9. Get a grant or fellowship
Grants or fellowships are one way to finance your writing. They can be highly competitive. And grants like the National Endowment for the Humanities (NEH) have stringent guidelines and publication requirements. So before you quit that job, research the grants and fellowships that interest you. Check out the local ones, too. Most cities and counties have artists and writers grants that you can apply for. Make sure you meet the minimum requirements before applying.
Generally, we writers are introverts. We spend more time in our heads than we do interacting with others. Yet you can increase your chances of being successful by networking with writers and editors.
Face to face networking is optimal. You can learn about freelance opportunities and other paid writing assignments by networking. Also, join or start a Facebook or Meetup group for writers. My favorite Facebook group is The Watering Hole, unashamedly poetry-focused. From this group I have found out about online workshops, publications seeking submissions, and writers' retreats. I got an assignment from an editor, and published my published first article in a major publication, via a Facebook group.
[Editor's note: and Michele is published here because she networked. She reached out and asked. It works -- but only if you do it!]
11. Don't give up
It took the push of being fired to push me into my dream to write for a living.
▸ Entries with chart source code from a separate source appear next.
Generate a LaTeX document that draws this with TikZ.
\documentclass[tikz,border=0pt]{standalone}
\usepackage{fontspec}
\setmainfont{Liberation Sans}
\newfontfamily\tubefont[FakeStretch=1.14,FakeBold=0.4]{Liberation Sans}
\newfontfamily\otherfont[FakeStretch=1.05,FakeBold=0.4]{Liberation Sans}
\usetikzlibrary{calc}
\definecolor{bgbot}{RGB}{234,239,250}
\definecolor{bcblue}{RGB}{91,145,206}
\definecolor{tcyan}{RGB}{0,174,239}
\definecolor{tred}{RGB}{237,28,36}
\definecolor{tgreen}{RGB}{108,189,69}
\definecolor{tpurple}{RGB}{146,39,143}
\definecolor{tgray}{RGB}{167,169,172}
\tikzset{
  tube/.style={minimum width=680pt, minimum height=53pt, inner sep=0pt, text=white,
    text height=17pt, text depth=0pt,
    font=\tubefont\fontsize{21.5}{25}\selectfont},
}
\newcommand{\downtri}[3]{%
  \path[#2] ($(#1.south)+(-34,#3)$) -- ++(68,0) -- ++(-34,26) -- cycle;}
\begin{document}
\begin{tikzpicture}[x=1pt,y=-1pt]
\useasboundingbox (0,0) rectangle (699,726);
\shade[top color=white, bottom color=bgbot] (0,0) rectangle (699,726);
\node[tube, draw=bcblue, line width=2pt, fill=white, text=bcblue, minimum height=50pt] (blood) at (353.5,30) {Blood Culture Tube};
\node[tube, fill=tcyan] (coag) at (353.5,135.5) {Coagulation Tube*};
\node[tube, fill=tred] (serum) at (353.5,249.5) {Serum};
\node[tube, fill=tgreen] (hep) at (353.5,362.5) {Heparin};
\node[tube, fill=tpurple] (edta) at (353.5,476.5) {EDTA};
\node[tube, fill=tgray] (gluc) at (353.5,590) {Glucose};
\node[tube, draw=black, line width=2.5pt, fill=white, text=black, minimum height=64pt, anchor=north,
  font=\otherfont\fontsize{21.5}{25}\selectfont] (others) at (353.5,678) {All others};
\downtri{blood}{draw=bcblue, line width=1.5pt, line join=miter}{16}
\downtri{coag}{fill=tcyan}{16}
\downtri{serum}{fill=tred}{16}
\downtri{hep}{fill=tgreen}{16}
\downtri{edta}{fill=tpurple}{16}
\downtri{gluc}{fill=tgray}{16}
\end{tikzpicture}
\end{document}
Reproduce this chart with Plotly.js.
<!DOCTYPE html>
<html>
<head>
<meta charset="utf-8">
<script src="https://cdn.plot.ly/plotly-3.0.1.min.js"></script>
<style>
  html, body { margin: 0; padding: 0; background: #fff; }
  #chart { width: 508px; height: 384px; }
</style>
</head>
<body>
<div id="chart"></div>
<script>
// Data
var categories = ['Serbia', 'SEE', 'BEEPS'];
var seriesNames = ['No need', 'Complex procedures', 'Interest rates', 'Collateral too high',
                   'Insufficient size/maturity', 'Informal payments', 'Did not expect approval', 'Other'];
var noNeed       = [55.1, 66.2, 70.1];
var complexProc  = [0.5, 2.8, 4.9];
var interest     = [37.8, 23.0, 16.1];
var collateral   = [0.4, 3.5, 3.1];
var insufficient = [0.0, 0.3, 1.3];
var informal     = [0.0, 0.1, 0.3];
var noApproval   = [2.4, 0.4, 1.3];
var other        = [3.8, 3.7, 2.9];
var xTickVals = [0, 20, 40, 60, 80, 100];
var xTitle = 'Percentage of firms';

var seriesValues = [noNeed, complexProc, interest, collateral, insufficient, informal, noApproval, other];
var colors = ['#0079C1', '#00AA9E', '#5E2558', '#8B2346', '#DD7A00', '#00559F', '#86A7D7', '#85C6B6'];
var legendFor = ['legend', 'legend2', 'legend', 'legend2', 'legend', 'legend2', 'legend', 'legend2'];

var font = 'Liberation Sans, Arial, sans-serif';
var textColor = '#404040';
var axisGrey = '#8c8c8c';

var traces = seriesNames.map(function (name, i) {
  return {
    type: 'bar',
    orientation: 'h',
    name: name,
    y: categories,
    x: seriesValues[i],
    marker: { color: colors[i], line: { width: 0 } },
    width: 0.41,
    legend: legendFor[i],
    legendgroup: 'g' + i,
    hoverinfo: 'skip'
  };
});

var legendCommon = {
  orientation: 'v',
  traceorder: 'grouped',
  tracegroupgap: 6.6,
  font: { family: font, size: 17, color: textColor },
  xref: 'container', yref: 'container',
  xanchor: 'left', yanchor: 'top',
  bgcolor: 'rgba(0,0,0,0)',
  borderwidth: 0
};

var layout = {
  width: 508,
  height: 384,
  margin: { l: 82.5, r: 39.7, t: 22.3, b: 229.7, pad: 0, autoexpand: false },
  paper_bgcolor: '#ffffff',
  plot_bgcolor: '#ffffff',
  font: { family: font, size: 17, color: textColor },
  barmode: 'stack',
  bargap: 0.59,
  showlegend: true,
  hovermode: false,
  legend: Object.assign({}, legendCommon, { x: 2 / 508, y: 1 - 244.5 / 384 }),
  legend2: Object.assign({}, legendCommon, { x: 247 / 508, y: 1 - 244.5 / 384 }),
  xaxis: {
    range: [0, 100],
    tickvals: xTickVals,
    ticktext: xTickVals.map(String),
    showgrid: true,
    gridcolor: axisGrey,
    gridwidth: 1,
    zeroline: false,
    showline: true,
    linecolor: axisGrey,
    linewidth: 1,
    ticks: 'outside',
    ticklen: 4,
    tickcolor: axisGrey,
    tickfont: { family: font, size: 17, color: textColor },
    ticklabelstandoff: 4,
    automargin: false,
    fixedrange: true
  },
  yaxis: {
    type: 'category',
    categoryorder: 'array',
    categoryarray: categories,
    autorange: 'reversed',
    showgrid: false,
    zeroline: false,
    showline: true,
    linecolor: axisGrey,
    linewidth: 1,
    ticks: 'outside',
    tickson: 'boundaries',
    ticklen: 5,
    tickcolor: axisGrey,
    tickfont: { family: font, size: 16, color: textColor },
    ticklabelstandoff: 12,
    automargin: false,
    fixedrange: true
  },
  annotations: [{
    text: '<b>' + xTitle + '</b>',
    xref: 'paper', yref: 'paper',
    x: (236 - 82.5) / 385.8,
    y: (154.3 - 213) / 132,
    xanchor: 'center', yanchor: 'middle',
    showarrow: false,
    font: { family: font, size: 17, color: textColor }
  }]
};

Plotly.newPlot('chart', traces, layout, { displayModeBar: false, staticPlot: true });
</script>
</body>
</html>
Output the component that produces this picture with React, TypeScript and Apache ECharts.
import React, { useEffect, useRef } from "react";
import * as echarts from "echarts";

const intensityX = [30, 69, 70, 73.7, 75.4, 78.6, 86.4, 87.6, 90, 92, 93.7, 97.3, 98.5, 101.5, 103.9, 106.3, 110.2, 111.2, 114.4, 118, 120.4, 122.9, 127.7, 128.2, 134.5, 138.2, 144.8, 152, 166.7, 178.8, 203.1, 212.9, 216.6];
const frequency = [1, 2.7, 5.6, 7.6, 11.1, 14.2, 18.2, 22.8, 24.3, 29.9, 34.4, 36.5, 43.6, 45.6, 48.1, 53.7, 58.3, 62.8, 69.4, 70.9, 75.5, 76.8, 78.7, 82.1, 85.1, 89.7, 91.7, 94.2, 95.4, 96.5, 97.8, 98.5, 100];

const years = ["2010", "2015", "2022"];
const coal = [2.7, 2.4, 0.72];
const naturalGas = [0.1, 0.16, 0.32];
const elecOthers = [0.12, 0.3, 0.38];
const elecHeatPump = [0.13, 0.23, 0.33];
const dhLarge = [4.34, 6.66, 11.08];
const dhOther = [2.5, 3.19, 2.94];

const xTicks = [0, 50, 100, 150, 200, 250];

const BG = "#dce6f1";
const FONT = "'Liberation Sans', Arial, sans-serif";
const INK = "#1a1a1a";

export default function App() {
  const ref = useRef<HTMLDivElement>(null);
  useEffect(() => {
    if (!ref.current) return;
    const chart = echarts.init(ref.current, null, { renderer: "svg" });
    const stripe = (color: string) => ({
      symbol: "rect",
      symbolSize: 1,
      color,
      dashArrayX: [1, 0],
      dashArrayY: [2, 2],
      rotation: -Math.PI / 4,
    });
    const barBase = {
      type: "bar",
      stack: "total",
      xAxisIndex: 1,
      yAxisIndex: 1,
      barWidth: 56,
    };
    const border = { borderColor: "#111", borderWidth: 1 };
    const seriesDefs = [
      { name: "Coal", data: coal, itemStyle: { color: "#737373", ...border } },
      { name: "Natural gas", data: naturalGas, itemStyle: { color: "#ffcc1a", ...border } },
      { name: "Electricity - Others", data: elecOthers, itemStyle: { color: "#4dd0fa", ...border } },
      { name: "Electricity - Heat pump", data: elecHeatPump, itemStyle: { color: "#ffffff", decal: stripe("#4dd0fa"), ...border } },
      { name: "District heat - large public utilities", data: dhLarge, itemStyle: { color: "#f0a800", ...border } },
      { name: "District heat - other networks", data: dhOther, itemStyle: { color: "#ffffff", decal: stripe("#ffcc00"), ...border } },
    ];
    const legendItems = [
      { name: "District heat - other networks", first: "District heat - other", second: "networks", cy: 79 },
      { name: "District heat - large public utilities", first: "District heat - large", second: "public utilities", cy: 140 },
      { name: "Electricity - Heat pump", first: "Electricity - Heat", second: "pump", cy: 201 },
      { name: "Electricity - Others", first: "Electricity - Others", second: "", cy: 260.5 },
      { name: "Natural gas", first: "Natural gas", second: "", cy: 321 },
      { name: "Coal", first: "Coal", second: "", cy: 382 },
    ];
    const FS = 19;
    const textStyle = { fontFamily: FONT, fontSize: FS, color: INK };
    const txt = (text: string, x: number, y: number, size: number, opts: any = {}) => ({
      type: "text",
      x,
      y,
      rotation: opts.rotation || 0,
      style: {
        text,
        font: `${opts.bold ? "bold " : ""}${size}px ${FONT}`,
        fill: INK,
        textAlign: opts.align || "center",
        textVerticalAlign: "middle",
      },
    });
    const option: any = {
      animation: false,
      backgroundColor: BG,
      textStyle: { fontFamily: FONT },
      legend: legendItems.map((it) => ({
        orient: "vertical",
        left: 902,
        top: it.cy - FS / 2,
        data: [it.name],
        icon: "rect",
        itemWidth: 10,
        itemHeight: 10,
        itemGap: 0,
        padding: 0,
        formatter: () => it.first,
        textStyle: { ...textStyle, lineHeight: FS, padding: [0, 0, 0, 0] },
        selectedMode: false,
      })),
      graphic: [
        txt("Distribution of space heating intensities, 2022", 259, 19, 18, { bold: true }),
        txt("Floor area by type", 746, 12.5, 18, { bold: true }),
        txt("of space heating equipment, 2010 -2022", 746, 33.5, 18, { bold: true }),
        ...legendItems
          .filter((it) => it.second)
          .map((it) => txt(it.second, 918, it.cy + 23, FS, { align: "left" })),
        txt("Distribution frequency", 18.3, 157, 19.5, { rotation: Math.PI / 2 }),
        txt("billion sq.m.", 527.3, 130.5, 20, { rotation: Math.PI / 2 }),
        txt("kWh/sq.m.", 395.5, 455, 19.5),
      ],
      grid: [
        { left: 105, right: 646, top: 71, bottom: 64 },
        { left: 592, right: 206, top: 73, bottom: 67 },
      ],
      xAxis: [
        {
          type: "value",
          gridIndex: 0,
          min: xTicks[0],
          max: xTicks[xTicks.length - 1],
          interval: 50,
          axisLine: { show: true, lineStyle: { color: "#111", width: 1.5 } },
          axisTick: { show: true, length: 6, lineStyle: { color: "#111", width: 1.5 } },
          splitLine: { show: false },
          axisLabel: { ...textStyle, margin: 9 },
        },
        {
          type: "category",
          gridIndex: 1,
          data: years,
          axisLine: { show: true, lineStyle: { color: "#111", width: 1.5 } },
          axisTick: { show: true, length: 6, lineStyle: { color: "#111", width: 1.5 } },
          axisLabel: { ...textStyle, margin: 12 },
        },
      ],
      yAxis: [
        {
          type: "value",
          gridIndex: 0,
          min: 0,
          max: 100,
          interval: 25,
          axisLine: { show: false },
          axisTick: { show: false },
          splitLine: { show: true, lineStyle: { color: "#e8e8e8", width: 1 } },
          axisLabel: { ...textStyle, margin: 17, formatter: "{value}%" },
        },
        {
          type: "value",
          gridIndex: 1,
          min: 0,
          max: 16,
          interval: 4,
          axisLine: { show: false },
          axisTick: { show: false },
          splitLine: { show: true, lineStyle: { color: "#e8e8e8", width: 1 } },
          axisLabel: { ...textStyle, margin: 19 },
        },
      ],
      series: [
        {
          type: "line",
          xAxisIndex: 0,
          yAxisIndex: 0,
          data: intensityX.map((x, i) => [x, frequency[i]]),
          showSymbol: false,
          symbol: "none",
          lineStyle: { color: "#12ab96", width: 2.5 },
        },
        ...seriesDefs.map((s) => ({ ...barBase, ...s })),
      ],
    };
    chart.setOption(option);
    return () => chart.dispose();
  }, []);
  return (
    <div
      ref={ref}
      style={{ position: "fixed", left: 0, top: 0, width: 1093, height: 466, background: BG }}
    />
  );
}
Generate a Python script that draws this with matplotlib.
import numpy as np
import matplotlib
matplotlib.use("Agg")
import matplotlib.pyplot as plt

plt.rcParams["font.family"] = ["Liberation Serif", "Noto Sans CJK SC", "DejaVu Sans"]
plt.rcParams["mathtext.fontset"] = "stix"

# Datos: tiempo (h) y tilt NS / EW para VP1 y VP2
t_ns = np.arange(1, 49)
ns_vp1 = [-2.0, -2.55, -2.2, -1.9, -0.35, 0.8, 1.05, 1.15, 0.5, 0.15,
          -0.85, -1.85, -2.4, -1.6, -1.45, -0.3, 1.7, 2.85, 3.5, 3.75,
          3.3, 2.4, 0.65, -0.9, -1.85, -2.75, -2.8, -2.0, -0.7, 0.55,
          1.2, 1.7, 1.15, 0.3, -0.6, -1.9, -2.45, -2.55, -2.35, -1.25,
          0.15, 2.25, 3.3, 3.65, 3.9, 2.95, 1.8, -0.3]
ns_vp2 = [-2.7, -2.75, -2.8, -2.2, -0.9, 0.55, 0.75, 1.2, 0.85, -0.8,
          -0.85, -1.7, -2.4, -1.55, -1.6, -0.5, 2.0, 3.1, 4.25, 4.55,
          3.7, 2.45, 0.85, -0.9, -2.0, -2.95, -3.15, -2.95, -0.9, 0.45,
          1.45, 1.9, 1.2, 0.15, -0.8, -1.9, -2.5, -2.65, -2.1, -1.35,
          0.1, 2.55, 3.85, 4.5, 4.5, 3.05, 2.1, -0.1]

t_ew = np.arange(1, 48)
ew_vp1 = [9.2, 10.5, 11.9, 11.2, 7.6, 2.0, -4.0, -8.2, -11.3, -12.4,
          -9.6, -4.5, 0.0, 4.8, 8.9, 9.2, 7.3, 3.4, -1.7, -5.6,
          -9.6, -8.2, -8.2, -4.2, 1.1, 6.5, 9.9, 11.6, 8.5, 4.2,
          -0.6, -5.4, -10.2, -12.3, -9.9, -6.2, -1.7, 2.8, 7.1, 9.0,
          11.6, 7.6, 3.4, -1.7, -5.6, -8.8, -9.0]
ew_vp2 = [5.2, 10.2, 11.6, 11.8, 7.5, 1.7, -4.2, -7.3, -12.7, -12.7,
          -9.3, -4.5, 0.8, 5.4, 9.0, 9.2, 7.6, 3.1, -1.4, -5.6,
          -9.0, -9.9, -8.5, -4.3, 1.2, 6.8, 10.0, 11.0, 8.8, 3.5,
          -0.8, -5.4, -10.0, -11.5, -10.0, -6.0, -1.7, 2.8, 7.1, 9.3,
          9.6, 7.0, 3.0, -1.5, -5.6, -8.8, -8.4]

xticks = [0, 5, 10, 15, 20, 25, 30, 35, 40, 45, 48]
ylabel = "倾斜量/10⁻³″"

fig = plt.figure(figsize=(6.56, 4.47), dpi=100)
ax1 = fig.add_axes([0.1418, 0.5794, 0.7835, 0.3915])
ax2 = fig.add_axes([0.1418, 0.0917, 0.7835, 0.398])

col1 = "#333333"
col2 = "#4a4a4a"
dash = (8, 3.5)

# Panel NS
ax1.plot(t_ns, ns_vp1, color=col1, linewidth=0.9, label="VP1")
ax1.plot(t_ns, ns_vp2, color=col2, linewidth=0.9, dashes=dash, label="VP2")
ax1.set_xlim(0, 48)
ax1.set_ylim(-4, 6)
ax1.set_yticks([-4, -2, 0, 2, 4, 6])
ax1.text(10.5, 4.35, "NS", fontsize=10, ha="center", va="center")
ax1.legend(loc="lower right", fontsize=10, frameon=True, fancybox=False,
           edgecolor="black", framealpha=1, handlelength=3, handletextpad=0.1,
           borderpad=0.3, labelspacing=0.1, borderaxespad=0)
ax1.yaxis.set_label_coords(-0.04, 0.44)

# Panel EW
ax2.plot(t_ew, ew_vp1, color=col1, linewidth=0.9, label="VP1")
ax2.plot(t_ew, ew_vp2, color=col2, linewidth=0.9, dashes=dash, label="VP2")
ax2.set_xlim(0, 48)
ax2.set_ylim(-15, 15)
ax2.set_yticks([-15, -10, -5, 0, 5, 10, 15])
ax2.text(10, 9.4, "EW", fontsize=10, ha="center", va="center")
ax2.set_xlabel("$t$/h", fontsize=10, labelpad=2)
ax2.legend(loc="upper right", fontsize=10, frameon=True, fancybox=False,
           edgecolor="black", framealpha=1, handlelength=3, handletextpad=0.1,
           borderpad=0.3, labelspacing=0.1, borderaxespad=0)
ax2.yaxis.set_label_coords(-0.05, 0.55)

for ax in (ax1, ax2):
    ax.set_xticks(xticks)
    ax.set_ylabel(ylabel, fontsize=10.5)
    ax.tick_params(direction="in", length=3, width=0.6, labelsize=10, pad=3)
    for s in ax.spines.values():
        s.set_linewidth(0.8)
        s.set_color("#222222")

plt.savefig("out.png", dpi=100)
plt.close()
You could say I fell into it. I lost my job. But I could have taken a different route and gone right back into employment. You have to make it work.
And, yes, of course, you can transition from working full-time to writing full-time without losing your job. You can take control of the situation. You can plan your exit from working the conventional job if you want to take time away from work to write.
While you may not be able to exit work this year, if you set your goal to take off time from work to write, you can accomplish this goal. You don't have to wait to get fired like I did to start to write full-time.
Just plan and keep your eyes on the prize, and your dream will come true.